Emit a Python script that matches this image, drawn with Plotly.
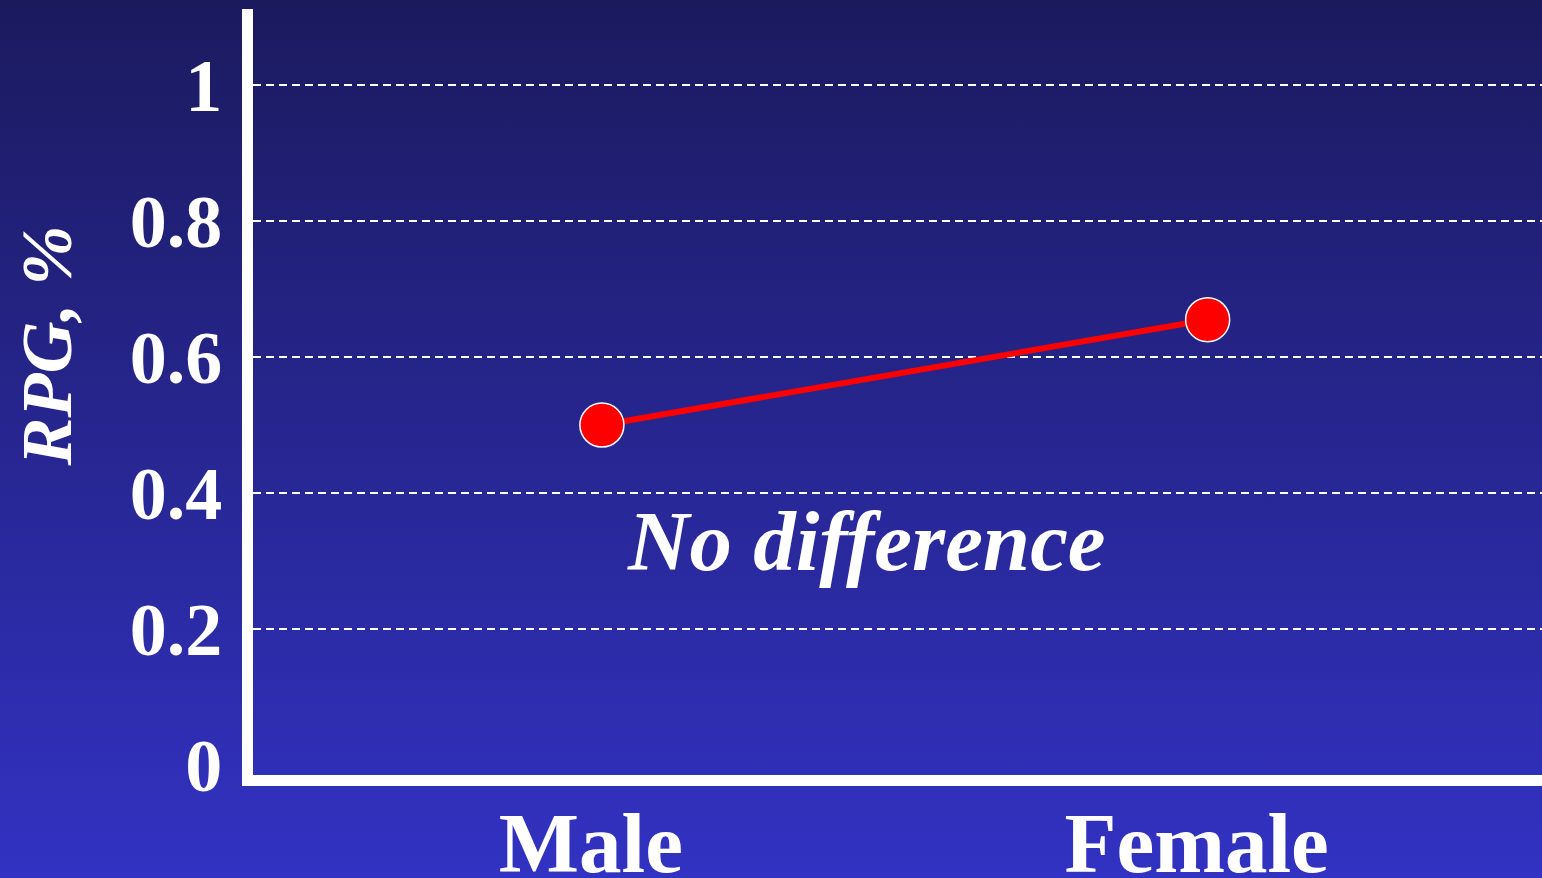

..........

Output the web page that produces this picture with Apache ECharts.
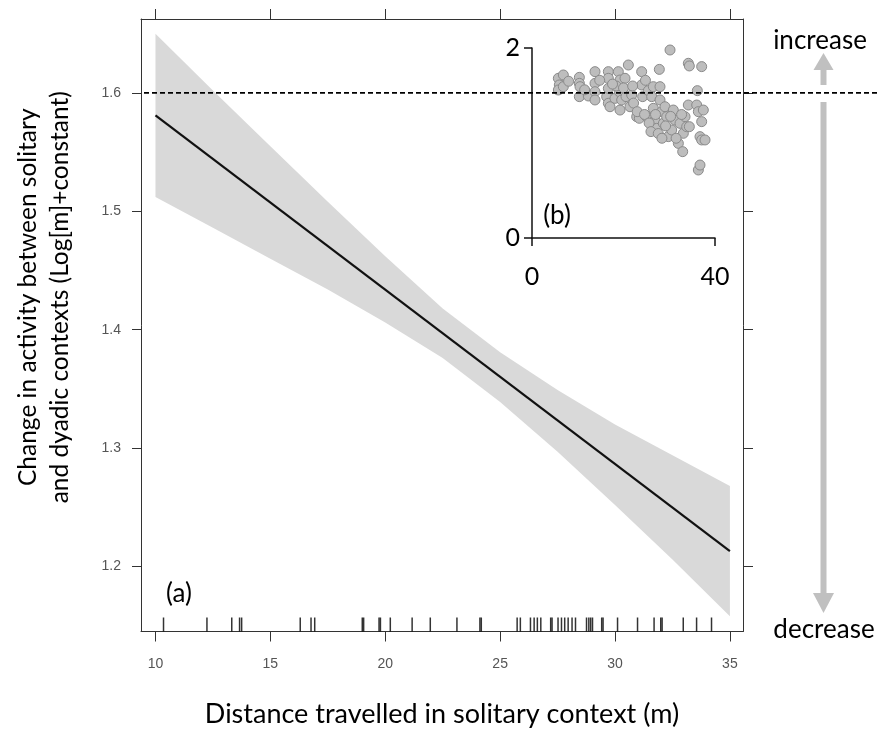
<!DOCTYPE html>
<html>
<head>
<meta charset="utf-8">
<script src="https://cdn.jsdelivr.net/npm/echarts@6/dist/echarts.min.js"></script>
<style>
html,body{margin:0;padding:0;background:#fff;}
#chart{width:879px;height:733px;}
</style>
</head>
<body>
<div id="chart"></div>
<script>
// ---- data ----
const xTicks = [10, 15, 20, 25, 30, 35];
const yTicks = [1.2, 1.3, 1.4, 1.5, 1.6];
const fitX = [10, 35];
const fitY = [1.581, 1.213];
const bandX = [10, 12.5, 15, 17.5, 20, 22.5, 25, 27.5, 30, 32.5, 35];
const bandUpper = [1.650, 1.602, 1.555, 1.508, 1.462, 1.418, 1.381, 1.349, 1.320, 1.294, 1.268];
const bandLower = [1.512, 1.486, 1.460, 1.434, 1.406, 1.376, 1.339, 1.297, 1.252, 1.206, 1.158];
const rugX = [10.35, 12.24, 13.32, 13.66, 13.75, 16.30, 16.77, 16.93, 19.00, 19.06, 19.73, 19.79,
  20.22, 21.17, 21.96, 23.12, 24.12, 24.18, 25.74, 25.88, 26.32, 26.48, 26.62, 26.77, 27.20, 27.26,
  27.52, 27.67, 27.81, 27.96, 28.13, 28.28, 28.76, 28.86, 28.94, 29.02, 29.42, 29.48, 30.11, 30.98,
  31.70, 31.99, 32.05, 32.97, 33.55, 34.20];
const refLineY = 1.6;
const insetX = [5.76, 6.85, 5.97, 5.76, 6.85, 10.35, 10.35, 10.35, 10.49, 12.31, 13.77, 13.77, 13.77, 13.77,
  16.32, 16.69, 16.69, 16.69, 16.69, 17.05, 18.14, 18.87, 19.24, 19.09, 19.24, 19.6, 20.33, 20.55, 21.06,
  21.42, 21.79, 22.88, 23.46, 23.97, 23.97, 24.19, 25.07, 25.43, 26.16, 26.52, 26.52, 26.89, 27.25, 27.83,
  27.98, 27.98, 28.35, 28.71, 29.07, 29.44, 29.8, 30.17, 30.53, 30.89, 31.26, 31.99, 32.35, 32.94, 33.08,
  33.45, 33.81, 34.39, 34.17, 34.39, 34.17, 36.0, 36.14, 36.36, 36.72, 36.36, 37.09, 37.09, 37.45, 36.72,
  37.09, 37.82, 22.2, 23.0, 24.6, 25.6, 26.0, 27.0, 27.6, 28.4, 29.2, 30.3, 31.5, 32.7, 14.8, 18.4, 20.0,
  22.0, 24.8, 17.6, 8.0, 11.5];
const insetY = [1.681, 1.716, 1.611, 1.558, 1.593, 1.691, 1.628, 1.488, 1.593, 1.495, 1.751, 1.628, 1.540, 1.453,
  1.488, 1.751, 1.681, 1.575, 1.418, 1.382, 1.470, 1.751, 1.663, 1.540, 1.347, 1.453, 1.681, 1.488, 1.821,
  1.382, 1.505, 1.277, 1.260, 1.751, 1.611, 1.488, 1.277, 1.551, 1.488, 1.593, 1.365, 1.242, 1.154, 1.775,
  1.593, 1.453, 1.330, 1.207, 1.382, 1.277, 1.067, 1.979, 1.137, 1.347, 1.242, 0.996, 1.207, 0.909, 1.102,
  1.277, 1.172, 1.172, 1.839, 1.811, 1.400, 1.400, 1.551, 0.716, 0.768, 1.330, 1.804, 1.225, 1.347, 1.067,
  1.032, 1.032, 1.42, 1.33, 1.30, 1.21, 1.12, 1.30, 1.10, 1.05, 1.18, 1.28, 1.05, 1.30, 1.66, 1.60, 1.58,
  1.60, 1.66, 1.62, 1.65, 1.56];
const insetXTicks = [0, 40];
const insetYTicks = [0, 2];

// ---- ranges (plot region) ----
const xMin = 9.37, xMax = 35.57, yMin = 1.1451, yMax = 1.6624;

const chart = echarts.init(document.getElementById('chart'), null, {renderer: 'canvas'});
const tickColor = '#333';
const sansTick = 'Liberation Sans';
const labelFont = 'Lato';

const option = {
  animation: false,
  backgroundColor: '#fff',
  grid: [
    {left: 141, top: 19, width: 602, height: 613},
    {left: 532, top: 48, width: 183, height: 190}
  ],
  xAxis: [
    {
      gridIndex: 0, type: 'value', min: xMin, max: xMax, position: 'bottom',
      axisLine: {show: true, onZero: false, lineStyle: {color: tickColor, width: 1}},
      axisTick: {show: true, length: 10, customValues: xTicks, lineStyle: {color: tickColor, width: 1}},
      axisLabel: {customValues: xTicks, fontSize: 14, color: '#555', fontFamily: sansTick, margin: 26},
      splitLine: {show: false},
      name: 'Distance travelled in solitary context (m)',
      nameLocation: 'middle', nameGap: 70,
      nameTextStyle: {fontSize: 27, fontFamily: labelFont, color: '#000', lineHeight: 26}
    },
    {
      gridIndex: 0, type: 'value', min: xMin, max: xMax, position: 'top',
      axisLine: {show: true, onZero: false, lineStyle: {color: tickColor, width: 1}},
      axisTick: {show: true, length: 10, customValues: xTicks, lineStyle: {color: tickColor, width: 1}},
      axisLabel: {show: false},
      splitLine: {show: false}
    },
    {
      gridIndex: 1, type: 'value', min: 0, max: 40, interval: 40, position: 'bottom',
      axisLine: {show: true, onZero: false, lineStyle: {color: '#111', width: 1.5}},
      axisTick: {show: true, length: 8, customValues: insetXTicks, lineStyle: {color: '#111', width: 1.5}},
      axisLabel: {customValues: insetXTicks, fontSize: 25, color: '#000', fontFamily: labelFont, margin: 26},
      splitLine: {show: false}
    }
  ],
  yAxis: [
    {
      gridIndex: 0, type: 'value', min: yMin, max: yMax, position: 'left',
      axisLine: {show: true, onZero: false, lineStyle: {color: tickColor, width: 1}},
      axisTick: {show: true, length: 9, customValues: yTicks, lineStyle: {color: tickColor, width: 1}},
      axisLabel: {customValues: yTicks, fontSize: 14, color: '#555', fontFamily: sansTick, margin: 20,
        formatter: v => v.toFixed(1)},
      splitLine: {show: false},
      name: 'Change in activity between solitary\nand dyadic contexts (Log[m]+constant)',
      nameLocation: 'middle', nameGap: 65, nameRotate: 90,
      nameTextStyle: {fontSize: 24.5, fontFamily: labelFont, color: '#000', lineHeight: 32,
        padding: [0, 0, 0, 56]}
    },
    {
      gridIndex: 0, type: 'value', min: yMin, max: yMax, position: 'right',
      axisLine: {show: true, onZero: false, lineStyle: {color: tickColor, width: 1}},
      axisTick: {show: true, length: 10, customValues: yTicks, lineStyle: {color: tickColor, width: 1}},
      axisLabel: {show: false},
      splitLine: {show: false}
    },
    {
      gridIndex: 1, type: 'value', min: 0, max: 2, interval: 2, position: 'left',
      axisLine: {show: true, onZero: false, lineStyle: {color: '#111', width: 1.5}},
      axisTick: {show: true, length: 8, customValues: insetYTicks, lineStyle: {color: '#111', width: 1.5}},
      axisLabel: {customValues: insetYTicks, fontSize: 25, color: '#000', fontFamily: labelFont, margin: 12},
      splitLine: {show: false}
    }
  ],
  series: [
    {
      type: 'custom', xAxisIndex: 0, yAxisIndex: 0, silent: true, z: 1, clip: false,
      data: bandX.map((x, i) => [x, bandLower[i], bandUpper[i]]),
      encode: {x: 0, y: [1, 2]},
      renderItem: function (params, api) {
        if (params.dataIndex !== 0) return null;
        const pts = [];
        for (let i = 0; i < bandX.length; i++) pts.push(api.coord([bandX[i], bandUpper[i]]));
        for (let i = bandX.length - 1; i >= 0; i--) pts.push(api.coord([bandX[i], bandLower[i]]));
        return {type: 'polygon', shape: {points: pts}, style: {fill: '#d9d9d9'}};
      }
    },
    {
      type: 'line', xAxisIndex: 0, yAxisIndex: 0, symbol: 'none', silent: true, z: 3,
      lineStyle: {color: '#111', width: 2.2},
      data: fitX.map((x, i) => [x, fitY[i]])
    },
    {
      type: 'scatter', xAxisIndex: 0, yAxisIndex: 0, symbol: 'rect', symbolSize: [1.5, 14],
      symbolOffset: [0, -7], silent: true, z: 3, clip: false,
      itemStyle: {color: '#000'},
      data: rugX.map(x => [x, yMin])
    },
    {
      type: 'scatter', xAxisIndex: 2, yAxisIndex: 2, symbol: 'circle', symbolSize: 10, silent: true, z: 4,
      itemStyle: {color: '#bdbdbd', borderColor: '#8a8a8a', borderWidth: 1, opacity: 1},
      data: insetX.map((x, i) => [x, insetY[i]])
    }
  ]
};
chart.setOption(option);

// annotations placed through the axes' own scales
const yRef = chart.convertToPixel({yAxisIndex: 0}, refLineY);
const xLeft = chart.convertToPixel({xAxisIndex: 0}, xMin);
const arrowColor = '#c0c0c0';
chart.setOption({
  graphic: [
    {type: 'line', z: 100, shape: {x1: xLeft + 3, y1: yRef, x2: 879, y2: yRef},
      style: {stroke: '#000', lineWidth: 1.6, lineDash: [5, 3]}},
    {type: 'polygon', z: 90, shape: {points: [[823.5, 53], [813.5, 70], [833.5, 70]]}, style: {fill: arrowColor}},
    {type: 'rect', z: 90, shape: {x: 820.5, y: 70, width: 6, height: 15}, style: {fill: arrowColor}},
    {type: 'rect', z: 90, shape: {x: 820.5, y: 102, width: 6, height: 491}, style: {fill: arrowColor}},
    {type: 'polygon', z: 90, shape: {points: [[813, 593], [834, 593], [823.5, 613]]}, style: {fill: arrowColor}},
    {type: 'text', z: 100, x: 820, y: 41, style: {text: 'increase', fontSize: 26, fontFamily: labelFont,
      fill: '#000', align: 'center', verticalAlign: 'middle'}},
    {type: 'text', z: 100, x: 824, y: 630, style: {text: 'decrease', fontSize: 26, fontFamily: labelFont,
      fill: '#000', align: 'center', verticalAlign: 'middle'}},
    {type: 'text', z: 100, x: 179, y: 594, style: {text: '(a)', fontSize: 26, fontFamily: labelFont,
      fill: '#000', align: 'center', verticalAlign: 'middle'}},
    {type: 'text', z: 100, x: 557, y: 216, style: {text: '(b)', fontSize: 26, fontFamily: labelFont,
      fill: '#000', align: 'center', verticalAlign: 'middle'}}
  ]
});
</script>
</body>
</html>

..........

# AIM
From the records above, copy every line that holds the word "this".

# ANSWER TO THE TASK
Emit a Python script that matches this image, drawn with Plotly.
Output the web page that produces this picture with Apache ECharts.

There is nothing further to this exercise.